— Start of Data segment —

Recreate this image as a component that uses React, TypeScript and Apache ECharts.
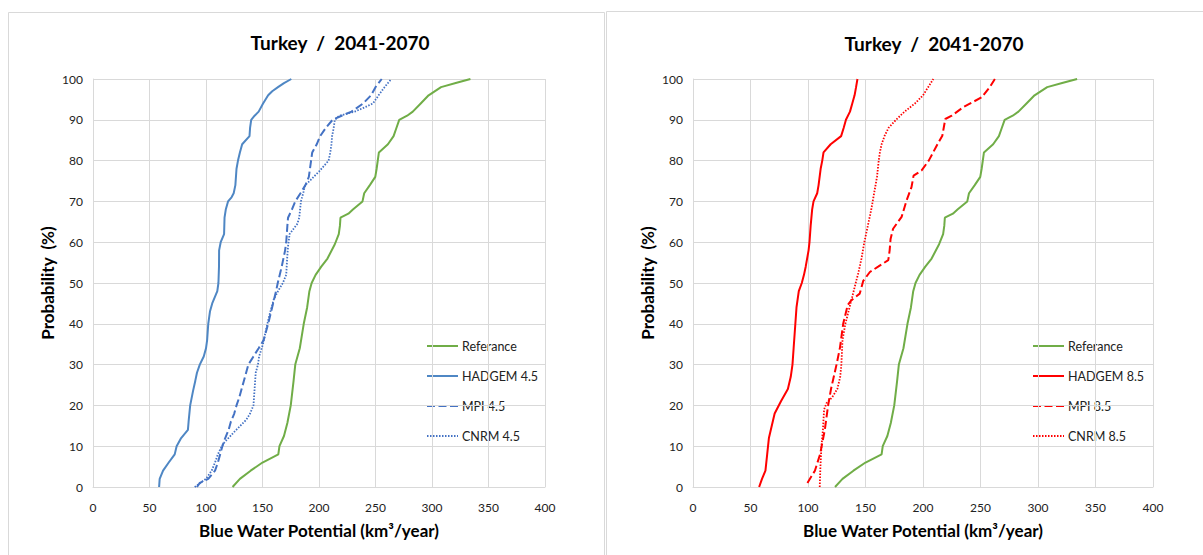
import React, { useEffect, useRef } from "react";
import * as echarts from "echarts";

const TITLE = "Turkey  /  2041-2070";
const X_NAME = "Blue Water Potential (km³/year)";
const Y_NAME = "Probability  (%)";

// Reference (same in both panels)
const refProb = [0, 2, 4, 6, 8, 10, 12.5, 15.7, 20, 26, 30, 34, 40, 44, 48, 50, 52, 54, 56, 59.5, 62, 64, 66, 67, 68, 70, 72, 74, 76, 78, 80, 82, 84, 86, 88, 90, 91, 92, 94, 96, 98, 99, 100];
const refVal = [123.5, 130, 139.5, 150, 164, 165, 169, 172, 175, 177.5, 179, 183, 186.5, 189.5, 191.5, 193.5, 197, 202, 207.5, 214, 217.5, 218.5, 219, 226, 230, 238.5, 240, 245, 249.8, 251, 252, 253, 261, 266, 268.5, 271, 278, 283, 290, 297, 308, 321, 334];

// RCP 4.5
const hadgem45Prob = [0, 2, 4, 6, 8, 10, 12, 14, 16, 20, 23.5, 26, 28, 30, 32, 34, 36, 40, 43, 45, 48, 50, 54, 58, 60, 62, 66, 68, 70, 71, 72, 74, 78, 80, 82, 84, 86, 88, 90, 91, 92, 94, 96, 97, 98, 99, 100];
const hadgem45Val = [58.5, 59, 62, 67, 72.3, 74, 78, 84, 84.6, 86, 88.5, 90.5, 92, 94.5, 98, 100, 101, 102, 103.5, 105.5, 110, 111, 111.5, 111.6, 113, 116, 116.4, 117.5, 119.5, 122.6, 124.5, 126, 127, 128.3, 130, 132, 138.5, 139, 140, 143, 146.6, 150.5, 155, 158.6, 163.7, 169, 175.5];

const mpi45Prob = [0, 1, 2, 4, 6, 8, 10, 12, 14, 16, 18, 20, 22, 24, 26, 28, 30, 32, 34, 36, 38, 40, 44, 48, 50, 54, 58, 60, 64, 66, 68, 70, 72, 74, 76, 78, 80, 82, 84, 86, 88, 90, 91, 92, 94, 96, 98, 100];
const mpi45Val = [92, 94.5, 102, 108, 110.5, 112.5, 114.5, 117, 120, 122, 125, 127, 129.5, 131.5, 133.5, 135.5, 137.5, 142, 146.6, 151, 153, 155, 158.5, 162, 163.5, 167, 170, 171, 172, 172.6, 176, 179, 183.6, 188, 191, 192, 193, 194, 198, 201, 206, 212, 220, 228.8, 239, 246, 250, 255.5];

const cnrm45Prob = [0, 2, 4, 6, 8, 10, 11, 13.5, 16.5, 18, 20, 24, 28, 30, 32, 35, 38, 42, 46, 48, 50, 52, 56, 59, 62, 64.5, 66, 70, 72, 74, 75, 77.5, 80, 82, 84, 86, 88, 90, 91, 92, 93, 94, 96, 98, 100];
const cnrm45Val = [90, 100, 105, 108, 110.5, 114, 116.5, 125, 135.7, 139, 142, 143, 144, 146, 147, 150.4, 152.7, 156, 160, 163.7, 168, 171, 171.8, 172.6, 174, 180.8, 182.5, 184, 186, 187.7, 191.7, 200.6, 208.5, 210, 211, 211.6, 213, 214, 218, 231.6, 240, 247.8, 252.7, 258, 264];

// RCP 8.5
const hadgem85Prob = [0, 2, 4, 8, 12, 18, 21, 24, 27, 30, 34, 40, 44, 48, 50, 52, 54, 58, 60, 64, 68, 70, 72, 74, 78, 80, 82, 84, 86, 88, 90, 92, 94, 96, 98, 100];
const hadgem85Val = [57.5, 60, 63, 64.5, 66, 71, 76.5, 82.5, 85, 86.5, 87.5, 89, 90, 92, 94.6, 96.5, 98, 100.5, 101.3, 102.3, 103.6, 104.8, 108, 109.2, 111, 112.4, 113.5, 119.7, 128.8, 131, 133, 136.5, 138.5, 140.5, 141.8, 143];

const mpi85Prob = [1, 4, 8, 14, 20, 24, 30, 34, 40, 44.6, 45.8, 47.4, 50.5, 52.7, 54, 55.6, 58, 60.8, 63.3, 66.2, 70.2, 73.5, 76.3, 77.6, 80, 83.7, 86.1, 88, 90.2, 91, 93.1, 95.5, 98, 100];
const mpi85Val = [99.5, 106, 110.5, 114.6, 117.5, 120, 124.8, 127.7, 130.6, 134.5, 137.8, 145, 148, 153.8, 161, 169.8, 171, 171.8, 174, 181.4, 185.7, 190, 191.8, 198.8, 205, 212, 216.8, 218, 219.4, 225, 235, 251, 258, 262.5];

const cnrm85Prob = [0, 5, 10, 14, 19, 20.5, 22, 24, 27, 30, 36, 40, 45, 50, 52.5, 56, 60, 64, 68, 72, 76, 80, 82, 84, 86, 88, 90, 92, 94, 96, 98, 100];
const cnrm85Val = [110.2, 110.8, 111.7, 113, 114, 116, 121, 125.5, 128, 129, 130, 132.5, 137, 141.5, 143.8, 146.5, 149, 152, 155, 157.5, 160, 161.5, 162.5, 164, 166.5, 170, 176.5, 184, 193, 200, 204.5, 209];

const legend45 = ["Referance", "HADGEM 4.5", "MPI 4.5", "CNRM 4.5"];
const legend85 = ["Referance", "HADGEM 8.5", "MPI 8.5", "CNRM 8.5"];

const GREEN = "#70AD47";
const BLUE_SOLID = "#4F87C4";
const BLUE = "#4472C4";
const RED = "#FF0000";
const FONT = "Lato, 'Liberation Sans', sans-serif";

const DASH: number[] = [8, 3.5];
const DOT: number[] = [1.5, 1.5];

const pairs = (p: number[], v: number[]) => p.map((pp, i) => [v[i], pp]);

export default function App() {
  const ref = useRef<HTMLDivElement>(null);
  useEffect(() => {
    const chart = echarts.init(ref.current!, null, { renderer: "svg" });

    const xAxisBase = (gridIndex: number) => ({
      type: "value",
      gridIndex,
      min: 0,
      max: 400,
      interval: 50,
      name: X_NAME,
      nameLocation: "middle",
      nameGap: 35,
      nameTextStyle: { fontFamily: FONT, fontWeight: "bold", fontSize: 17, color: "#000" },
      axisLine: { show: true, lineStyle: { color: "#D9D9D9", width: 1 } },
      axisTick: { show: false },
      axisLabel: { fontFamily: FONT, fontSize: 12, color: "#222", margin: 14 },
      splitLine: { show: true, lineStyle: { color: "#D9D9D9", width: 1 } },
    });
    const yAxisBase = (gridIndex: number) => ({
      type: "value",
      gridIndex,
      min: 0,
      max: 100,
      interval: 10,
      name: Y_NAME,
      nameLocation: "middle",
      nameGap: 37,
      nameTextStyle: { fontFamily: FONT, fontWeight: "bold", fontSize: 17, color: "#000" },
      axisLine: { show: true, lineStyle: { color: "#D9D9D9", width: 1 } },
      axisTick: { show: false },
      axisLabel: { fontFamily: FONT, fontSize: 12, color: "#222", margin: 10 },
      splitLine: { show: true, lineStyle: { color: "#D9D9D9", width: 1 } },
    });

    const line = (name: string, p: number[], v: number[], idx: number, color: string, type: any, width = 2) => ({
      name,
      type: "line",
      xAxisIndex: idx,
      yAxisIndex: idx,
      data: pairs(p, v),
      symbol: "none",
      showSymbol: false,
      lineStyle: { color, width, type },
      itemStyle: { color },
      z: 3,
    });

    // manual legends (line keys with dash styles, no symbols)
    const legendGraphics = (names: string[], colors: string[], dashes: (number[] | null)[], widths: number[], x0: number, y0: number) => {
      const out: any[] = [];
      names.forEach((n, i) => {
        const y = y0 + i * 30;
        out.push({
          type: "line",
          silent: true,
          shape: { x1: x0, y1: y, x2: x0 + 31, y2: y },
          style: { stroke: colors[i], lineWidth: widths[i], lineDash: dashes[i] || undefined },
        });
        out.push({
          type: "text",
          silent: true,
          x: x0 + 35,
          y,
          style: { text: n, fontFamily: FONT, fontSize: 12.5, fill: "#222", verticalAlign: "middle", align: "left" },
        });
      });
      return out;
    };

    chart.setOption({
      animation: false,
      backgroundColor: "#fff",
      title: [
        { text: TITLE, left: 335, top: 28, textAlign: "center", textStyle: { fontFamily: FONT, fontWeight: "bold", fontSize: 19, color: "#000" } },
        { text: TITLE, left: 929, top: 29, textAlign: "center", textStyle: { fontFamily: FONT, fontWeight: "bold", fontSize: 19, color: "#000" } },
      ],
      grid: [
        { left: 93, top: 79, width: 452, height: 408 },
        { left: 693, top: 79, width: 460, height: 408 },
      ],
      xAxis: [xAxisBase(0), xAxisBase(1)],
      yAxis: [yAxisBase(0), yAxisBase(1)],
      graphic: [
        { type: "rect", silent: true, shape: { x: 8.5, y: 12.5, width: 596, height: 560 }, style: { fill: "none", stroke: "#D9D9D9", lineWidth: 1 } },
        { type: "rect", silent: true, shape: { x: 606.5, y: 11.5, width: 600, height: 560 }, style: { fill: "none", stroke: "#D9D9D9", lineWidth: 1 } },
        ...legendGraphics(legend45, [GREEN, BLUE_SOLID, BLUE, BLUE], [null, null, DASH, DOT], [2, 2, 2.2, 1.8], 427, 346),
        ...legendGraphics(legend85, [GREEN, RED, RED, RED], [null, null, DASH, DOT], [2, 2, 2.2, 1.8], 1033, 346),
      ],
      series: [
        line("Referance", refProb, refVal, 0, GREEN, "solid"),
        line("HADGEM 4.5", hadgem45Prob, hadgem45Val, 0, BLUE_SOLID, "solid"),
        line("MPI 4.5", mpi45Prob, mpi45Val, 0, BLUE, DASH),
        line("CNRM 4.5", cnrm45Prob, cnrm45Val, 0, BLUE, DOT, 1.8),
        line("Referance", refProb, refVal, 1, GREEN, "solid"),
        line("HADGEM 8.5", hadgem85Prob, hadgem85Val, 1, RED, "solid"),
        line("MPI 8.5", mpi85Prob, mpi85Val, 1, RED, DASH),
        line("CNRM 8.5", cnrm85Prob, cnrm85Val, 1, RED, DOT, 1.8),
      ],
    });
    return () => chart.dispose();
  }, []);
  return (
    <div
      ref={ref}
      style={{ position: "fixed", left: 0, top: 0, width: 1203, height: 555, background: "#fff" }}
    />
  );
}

— End of Data segment —

* _Your task_:
Repeat, exactly and in full, each line from the start of the data to the line that contains "308, 321, 334];". Pictures do not go in.

* _Exercise response_:
Recreate this image as a component that uses React, TypeScript and Apache ECharts.
import React, { useEffect, useRef } from "react";
import * as echarts from "echarts";

const TITLE = "Turkey  /  2041-2070";
const X_NAME = "Blue Water Potential (km³/year)";
const Y_NAME = "Probability  (%)";

// Reference (same in both panels)
const refProb = [0, 2, 4, 6, 8, 10, 12.5, 15.7, 20, 26, 30, 34, 40, 44, 48, 50, 52, 54, 56, 59.5, 62, 64, 66, 67, 68, 70, 72, 74, 76, 78, 80, 82, 84, 86, 88, 90, 91, 92, 94, 96, 98, 99, 100];
const refVal = [123.5, 130, 139.5, 150, 164, 165, 169, 172, 175, 177.5, 179, 183, 186.5, 189.5, 191.5, 193.5, 197, 202, 207.5, 214, 217.5, 218.5, 219, 226, 230, 238.5, 240, 245, 249.8, 251, 252, 253, 261, 266, 268.5, 271, 278, 283, 290, 297, 308, 321, 334];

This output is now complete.